##### Data provided

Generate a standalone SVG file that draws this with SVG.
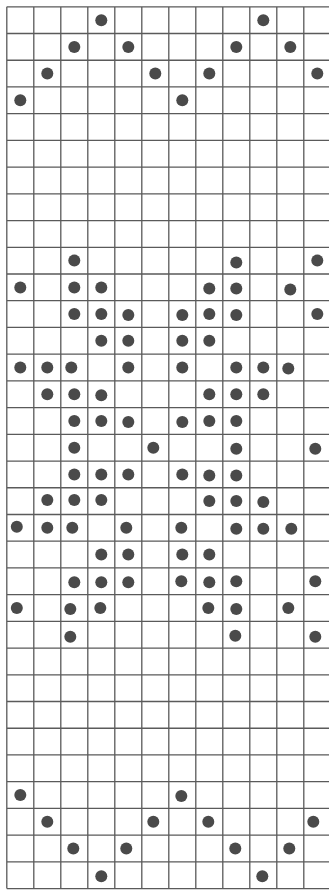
<svg xmlns="http://www.w3.org/2000/svg" width="329" height="890" viewBox="0 0 329 890">
<style>
.grid{fill:none;stroke:#5a5a5a;stroke-width:1.3}
.dot{fill:#4a4a4a}
</style>
<rect width="329" height="890" fill="#fff"/>
<g id="grid">
<path class="grid" d="M6.8 6.8V888.6M33.8 6.8V888.6M60.8 6.8V888.6M87.8 6.8V888.6M114.8 6.8V888.6M141.8 6.8V888.6M168.8 6.8V888.6M195.8 6.8V888.6M222.8 6.8V888.6M249.8 6.8V888.6M276.8 6.8V888.6M303.8 6.8V888.6
M6.8 6.8H329M6.8 33.52H329M6.8 60.24H329M6.8 86.96H329M6.8 113.68H329M6.8 140.4H329M6.8 167.12H329M6.8 193.84H329M6.8 220.56H329M6.8 247.28H329M6.8 274H329M6.8 300.72H329M6.8 327.44H329M6.8 354.16H329M6.8 380.88H329M6.8 407.6H329M6.8 434.32H329M6.8 461.04H329M6.8 487.76H329M6.8 514.48H329M6.8 541.2H329M6.8 567.92H329M6.8 594.64H329M6.8 621.36H329M6.8 648.08H329M6.8 674.8H329M6.8 701.52H329M6.8 728.24H329M6.8 754.96H329M6.8 781.68H329M6.8 808.4H329M6.8 835.12H329M6.8 861.84H329M6.8 888.56H329"/>
</g>
<g id="dots" class="dot">
<!-- row 0 -->
<circle cx="101.3" cy="20.2" r="6"/><circle cx="263.3" cy="20.2" r="6"/>
<!-- row 1 -->
<circle cx="74.3" cy="46.9" r="6"/><circle cx="128.3" cy="46.9" r="6"/><circle cx="236.3" cy="46.9" r="6"/><circle cx="290.3" cy="46.9" r="6"/>
<!-- row 2 -->
<circle cx="47.3" cy="73.6" r="6"/><circle cx="155.3" cy="73.6" r="6"/><circle cx="209.3" cy="73.6" r="6"/><circle cx="317.3" cy="73.6" r="6"/>
<!-- row 3 -->
<circle cx="20.3" cy="100.3" r="6"/><circle cx="182.3" cy="100.3" r="6"/>
<!-- row 9 -->
<circle cx="74.3" cy="260.6" r="6"/><circle cx="236.3" cy="262.6" r="6"/><circle cx="317.3" cy="260.6" r="6"/>
<!-- row 10 -->
<circle cx="20.3" cy="287.4" r="6"/><circle cx="74.3" cy="287.4" r="6"/><circle cx="101.3" cy="287.4" r="6"/><circle cx="209.3" cy="288.4" r="6"/><circle cx="236.3" cy="288.4" r="6"/><circle cx="290.3" cy="289.4" r="6"/>
<!-- row 11 -->
<circle cx="74.3" cy="314.1" r="6"/><circle cx="101.3" cy="314.1" r="6"/><circle cx="128.3" cy="315.1" r="6"/><circle cx="182.3" cy="315.1" r="6"/><circle cx="209.3" cy="314.1" r="6"/><circle cx="236.3" cy="315.1" r="6"/><circle cx="317.3" cy="314.1" r="6"/>
<!-- row 12 -->
<circle cx="101.3" cy="340.8" r="6"/><circle cx="128.3" cy="340.8" r="6"/><circle cx="182.3" cy="340.8" r="6"/><circle cx="209.3" cy="340.8" r="6"/>
<!-- row 13 -->
<circle cx="20.3" cy="367.5" r="6"/><circle cx="47.3" cy="367.5" r="6"/><circle cx="71.3" cy="367.5" r="6"/><circle cx="128.3" cy="367.5" r="6"/><circle cx="182.3" cy="367.5" r="6"/><circle cx="236.3" cy="367.5" r="6"/><circle cx="263.3" cy="367.5" r="6"/><circle cx="288.3" cy="368.5" r="6"/>
<!-- row 14 -->
<circle cx="47.3" cy="394.2" r="6"/><circle cx="74.3" cy="394.2" r="6"/><circle cx="101.3" cy="395.2" r="6"/><circle cx="209.3" cy="394.2" r="6"/><circle cx="236.3" cy="394.2" r="6"/><circle cx="263.3" cy="394.2" r="6"/>
<!-- row 15 -->
<circle cx="74.3" cy="421" r="6"/><circle cx="101.3" cy="421" r="6"/><circle cx="128.3" cy="422" r="6"/><circle cx="182.3" cy="422" r="6"/><circle cx="209.3" cy="421" r="6"/><circle cx="236.3" cy="421" r="6"/>
<!-- row 16 -->
<circle cx="74.3" cy="447.7" r="6"/><circle cx="153.3" cy="447.7" r="6"/><circle cx="236.3" cy="448.7" r="6"/><circle cx="315.3" cy="448.7" r="6"/>
<!-- row 17 -->
<circle cx="74.3" cy="474.4" r="6"/><circle cx="101.3" cy="474.4" r="6"/><circle cx="128.3" cy="474.4" r="6"/><circle cx="182.3" cy="474.4" r="6"/><circle cx="209.3" cy="475.4" r="6"/><circle cx="236.3" cy="475.4" r="6"/>
<!-- row 18 -->
<circle cx="47.3" cy="500.1" r="6"/><circle cx="74.3" cy="500.1" r="6"/><circle cx="101.3" cy="500.1" r="6"/><circle cx="209.3" cy="501.1" r="6"/><circle cx="236.3" cy="501.1" r="6"/><circle cx="263.3" cy="502.1" r="6"/>
<!-- row 19 -->
<circle cx="16.8" cy="526.8" r="6"/><circle cx="47.3" cy="527.8" r="6"/><circle cx="72.3" cy="527.8" r="6"/><circle cx="126.3" cy="527.8" r="6"/><circle cx="181.3" cy="527.8" r="6"/><circle cx="236.3" cy="528.8" r="6"/><circle cx="263.3" cy="528.8" r="6"/><circle cx="291.3" cy="528.8" r="6"/>
<!-- row 20 -->
<circle cx="101.3" cy="554.6" r="6"/><circle cx="128.3" cy="554.6" r="6"/><circle cx="182.3" cy="554.6" r="6"/><circle cx="209.3" cy="554.6" r="6"/>
<!-- row 21 -->
<circle cx="74.3" cy="582.3" r="6"/><circle cx="101.3" cy="582.3" r="6"/><circle cx="128.3" cy="582.3" r="6"/><circle cx="181.3" cy="581.3" r="6"/><circle cx="209.3" cy="582.3" r="6"/><circle cx="236.3" cy="581.3" r="6"/><circle cx="315.3" cy="581.3" r="6"/>
<!-- row 22 -->
<circle cx="16.8" cy="608" r="6"/><circle cx="70.3" cy="609" r="6"/><circle cx="100.3" cy="608" r="6"/><circle cx="208.3" cy="608" r="6"/><circle cx="236.3" cy="609" r="6"/><circle cx="288.3" cy="608" r="6"/>
<!-- row 23 -->
<circle cx="70.3" cy="636.7" r="6"/><circle cx="235.3" cy="635.7" r="6"/><circle cx="315.3" cy="636.7" r="6"/>
<!-- row 29 -->
<circle cx="20.3" cy="795" r="6"/><circle cx="181.3" cy="796" r="6"/>
<!-- row 30 -->
<circle cx="47.3" cy="821.8" r="6"/><circle cx="153.3" cy="821.8" r="6"/><circle cx="208.3" cy="821.8" r="6"/><circle cx="313.3" cy="821.8" r="6"/>
<!-- row 31 -->
<circle cx="73.3" cy="848.5" r="6"/><circle cx="126.3" cy="848.5" r="6"/><circle cx="235.3" cy="848.5" r="6"/><circle cx="289.3" cy="848.5" r="6"/>
<!-- row 32 -->
<circle cx="101.3" cy="876.2" r="6"/><circle cx="262.3" cy="876.2" r="6"/>
</g>
</svg>
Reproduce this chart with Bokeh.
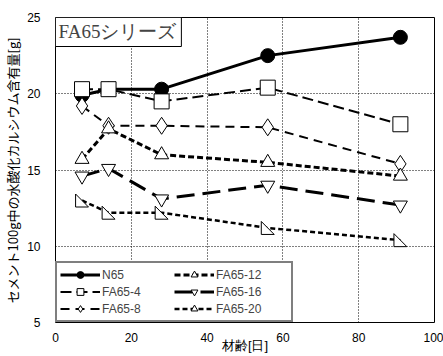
from bokeh.plotting import figure
from bokeh.models import FixedTicker, Legend, LegendItem, Label
from bokeh.embed import file_html
from bokeh.resources import INLINE

age_days = [7, 14, 28, 56, 91]
n65 = [19.9, 20.3, 20.3, 22.5, 23.7]
fa65_4 = [20.3, 20.3, 19.5, 20.4, 18.0]
fa65_8 = [19.2, 17.9, 17.9, 17.8, 15.4]
fa65_12 = [15.7, 17.7, 16.0, 15.5, 14.6]
fa65_16 = [14.6, 15.1, 13.1, 14.0, 12.7]
fa65_20 = [13.0, 12.2, 12.2, 11.2, 10.4]
x_ticks = [0, 20, 40, 60, 80, 100]
y_ticks = [5, 10, 15, 20, 25]

X_RANGE = (0, 100)
Y_RANGE = (5, 25)
FRAME_W, FRAME_H = 382, 305

p = figure(width=443, height=356, x_range=X_RANGE, y_range=Y_RANGE,
           output_backend="svg", toolbar_location=None,
           min_border_left=52, min_border_right=9, min_border_top=17, min_border_bottom=34)
p.background_fill_color = "white"
p.border_fill_color = "white"
p.outline_line_color = "black"
p.outline_line_width = 1

for ax in (p.xaxis[0], p.yaxis[0]):
    ax.axis_line_color = None
    ax.major_tick_line_color = None
    ax.minor_tick_line_color = None
    ax.major_label_text_font = "Liberation Sans"
    ax.major_label_text_font_size = "12px"
    ax.major_label_text_color = "black"
    ax.axis_label_text_font_size = "13px"
    ax.axis_label_text_font_style = "normal"
    ax.axis_label_text_color = "black"
p.xaxis.ticker = FixedTicker(ticks=x_ticks)
p.yaxis.ticker = FixedTicker(ticks=y_ticks)
p.xaxis.major_label_standoff = 4
p.yaxis.major_label_standoff = 9
p.xaxis.axis_label = "材齢[日]"
p.xaxis.axis_label_text_font = "Liberation Sans"
p.xaxis.axis_label_standoff = -7
p.yaxis.axis_label = "セメント100g中の水酸化カルシウム含有量[g]"
p.yaxis.axis_label_text_font = "Noto Sans CJK JP"
p.yaxis.axis_label_standoff = 2

for g in (p.xgrid[0], p.ygrid[0]):
    g.grid_line_color = "black"
    g.grid_line_dash = "1 2"
    g.grid_line_width = 1

items = []
r = p.line(age_days, n65, line_color="black", line_width=3)
m = p.scatter(age_days, n65, marker="circle", size=14, fill_color="black", line_color="black")
items.append(LegendItem(label="N65", renderers=[r, m]))

r = p.line(age_days, fa65_4, line_color="black", line_width=2, line_dash="11 5")
m = p.scatter(age_days, fa65_4, marker="square", size=15, fill_color="white", line_color="black", line_width=1)
items.append(LegendItem(label="FA65-4", renderers=[r, m]))

r = p.line(age_days, fa65_8, line_color="black", line_width=2, line_dash="9 6")
m = p.scatter(age_days, fa65_8, marker="diamond", size=17, fill_color="white", line_color="black", line_width=1)
items.append(LegendItem(label="FA65-8", renderers=[r, m]))

r = p.line(age_days, fa65_12, line_color="black", line_width=3, line_dash="6 3")
m = p.scatter(age_days, fa65_12, marker="triangle", size=14, fill_color="white", line_color="black", line_width=1)
items.append(LegendItem(label="FA65-12", renderers=[r, m]))

r = p.line(age_days, fa65_16, line_color="black", line_width=3, line_dash="18 8")
m = p.scatter(age_days, fa65_16, marker="inverted_triangle", size=14, fill_color="white", line_color="black", line_width=1)
items.append(LegendItem(label="FA65-16", renderers=[r, m]))

# right-triangle markers for FA65-20, built around each data point (half-size in pixels)
r = p.line(age_days, fa65_20, line_color="black", line_width=2.5, line_dash="5 3")
hx = 6.5 * (X_RANGE[1] - X_RANGE[0]) / FRAME_W
hy = 6.5 * (Y_RANGE[1] - Y_RANGE[0]) / FRAME_H
tri_xs = [[x - hx, x - hx, x + hx] for x in age_days]
tri_ys = [[y + hy, y - hy, y - hy] for y in fa65_20]
p.patches(tri_xs, tri_ys, fill_color="white", line_color="black", line_width=1)
m = p.scatter(age_days, fa65_20, marker="triangle", size=0, fill_color="white", line_color="black", line_width=1)
items.append(LegendItem(label="FA65-20", renderers=[r, m]))

legend = Legend(items=items, location="bottom_left", nrows=3, orientation="vertical",
                glyph_width=40, glyph_height=17, spacing=0, padding=3, margin=0,
                label_text_font="Liberation Sans", label_text_font_size="12px",
                label_standoff=2, label_height=17, label_width=72,
                border_line_color="black", border_line_width=2,
                background_fill_color="white", background_fill_alpha=1)
p.add_layout(legend)

title = Label(x=0, y=25, text="FA65シリーズ", text_font="Liberation Serif", text_font_size="19px",
              text_align="left", text_baseline="top", padding=(3, 5, 3, 5),
              border_line_color="black", border_line_width=1,
              background_fill_color="white", background_fill_alpha=1)
p.add_layout(title)

open("out.html", "w").write(file_html(p, INLINE))
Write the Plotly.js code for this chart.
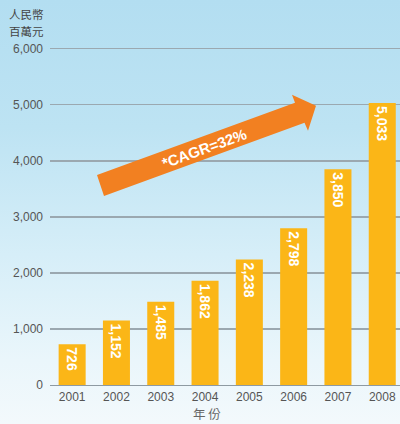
<!DOCTYPE html>
<html>
<head>
<meta charset="utf-8">
<script src="https://cdn.plot.ly/plotly-3.0.1.min.js"></script>
<style>
  html, body { margin: 0; padding: 0; }
  #chart { width: 400px; height: 424px;
    background: linear-gradient(to bottom, #b3def1 0%, #bde3f3 30%, #d6eef8 60%, #eaf6fb 85%, #f3f9fc 100%); }
</style>
</head>
<body>
<div id="chart"></div>
<script>
const years = [2001, 2002, 2003, 2004, 2005, 2006, 2007, 2008];
const revenue = [726, 1152, 1485, 1862, 2238, 2798, 3850, 5033];
const valueLabels = ["726", "1,152", "1,485", "1,862", "2,238", "2,798", "3,850", "5,033"];
const yTicks = [0, 1000, 2000, 3000, 4000, 5000, 6000];
const yTickLabels = ["0", "1,000", "2,000", "3,000", "4,000", "5,000", "6,000"];
const yUnitLines = ["人民幣", "百萬元"];
const xTitle = "年 份";
const cagrText = "*CAGR=32%";

// plot geometry (pixels)
const W = 400, H = 424;
const mL = 50, mR = 0, mB = 39;
const pxPerYear = 44.3;
const xMin = 2000.5, xMax = xMin + (W - mL - mR) / pxPerYear;
const yMax = 6050;
const plotH = yMax * 0.056;
const mT = H - mB - plotH;

function px2x(px) { return xMin + (px - mL) / pxPerYear; }
function py2y(py) { return (H - mB - py) / 0.056; }
function pxPaperX(px) { return (px - mL) / (W - mL - mR); }
function pxPaperY(py) { return (H - mB - py) / plotH; }

const arrowPx = [[97,175],[295,103],[292,95],[316,106],[308,131],[304.5,123],[104,196]];
let path = arrowPx.map((p, i) => (i ? 'L' : 'M') + px2x(p[0]).toFixed(4) + ',' + py2y(p[1]).toFixed(2)).join(' ') + ' Z';

const trace = {
  type: 'bar',
  x: years,
  y: revenue,
  text: valueLabels,
  textposition: 'inside',
  insidetextanchor: 'end',
  textangle: 90,
  constraintext: 'none',
  textfont: { family: 'Liberation Sans, Arial, sans-serif', size: 14, color: '#ffffff', weight: 'bold' },
  marker: { color: '#fbb617', line: { width: 0 } },
  width: 0.61,
  hoverinfo: 'none'
};

const unitFont = { family: 'Noto Sans CJK TC, sans-serif', size: 11.5, color: '#444444' };

const layout = {
  width: W, height: H,
  margin: { l: mL, r: mR, t: mT, b: mB, pad: 0 },
  paper_bgcolor: 'rgba(0,0,0,0)',
  plot_bgcolor: 'rgba(0,0,0,0)',
  showlegend: false,
  font: { family: 'Liberation Sans, Arial, sans-serif', color: '#555555', size: 12 },
  xaxis: {
    range: [xMin, xMax],
    tickmode: 'array', tickvals: years, ticktext: years.map(String),
    showgrid: false, zeroline: false,
    showline: true, linecolor: '#8e9aa2', linewidth: 1.3,
    ticks: '', ticklabelstandoff: 0,
    tickfont: { size: 12, color: '#555555' },
    fixedrange: true
  },
  yaxis: {
    range: [0, yMax],
    tickmode: 'array', tickvals: yTicks, ticktext: yTickLabels,
    showgrid: true, gridcolor: '#9ba8b0', gridwidth: 1.3,
    zeroline: false, showline: false,
    ticks: '', ticklabelstandoff: 6,
    tickfont: { size: 12, color: '#555555' },
    fixedrange: true
  },
  shapes: [{
    type: 'path', xref: 'x', yref: 'y', path: path,
    fillcolor: '#f28021', line: { width: 0 }, layer: 'above'
  }],
  annotations: [
    {
      text: yUnitLines[0], xref: 'paper', yref: 'paper',
      x: pxPaperX(7), y: pxPaperY(14),
      xanchor: 'left', yanchor: 'middle', showarrow: false, font: unitFont
    },
    {
      text: yUnitLines[1], xref: 'paper', yref: 'paper',
      x: pxPaperX(7), y: pxPaperY(31),
      xanchor: 'left', yanchor: 'middle', showarrow: false, font: unitFont
    },
    {
      text: xTitle, xref: 'paper', yref: 'paper',
      x: pxPaperX(207), y: pxPaperY(413),
      xanchor: 'center', yanchor: 'middle', showarrow: false,
      font: { family: 'Noto Sans CJK TC, sans-serif', size: 12.5, color: '#666666' }
    },
    {
      text: '<b>' + cagrText + '</b>', xref: 'x', yref: 'y',
      x: px2x(204), y: py2y(149),
      xanchor: 'center', yanchor: 'middle', showarrow: false, textangle: -20,
      font: { family: 'Liberation Sans, Arial, sans-serif', size: 15, color: '#ffffff' }
    }
  ]
};

Plotly.newPlot('chart', [trace], layout, { displayModeBar: false, staticPlot: true });
</script>
</body>
</html>
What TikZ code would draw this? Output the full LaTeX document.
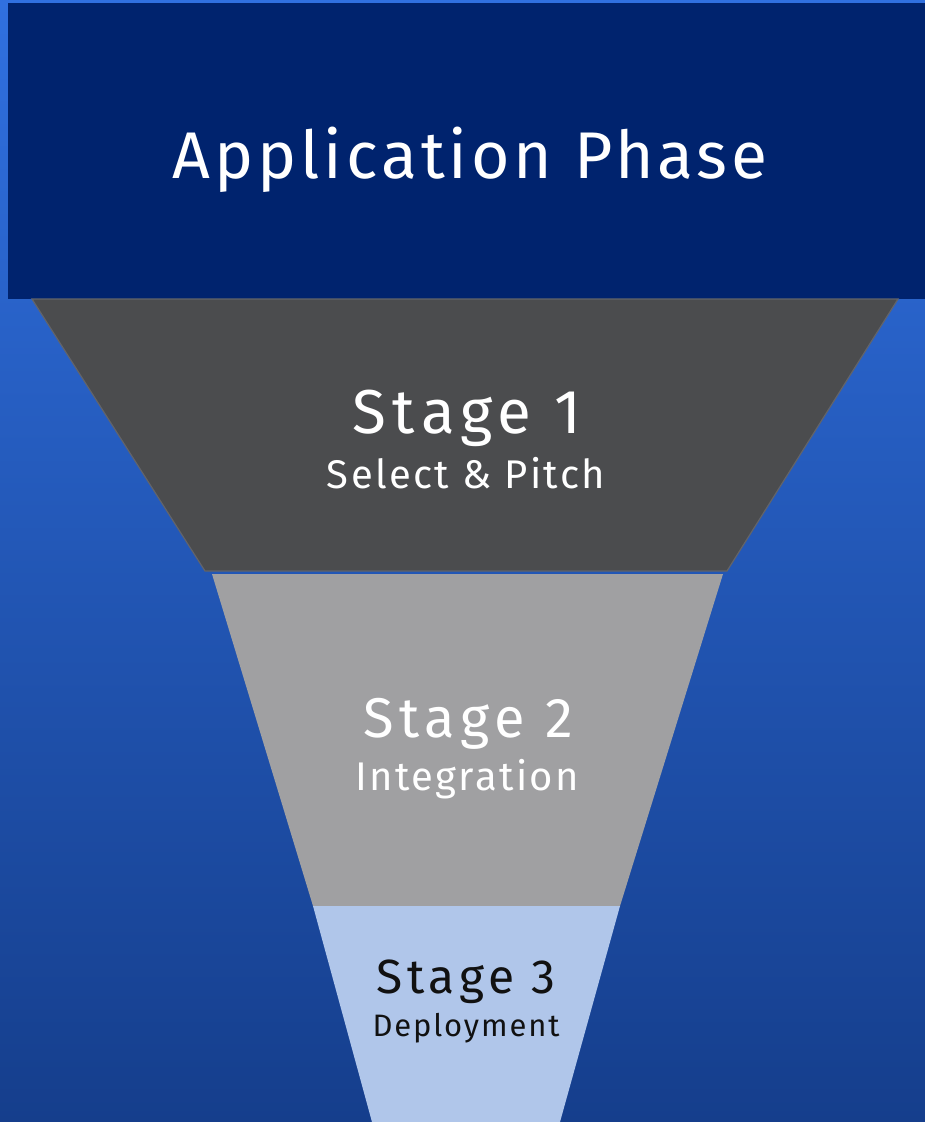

##########

### Objective
From the material given, work out how many lines hold the string "with"; state that number and nothing further.

### Final result
2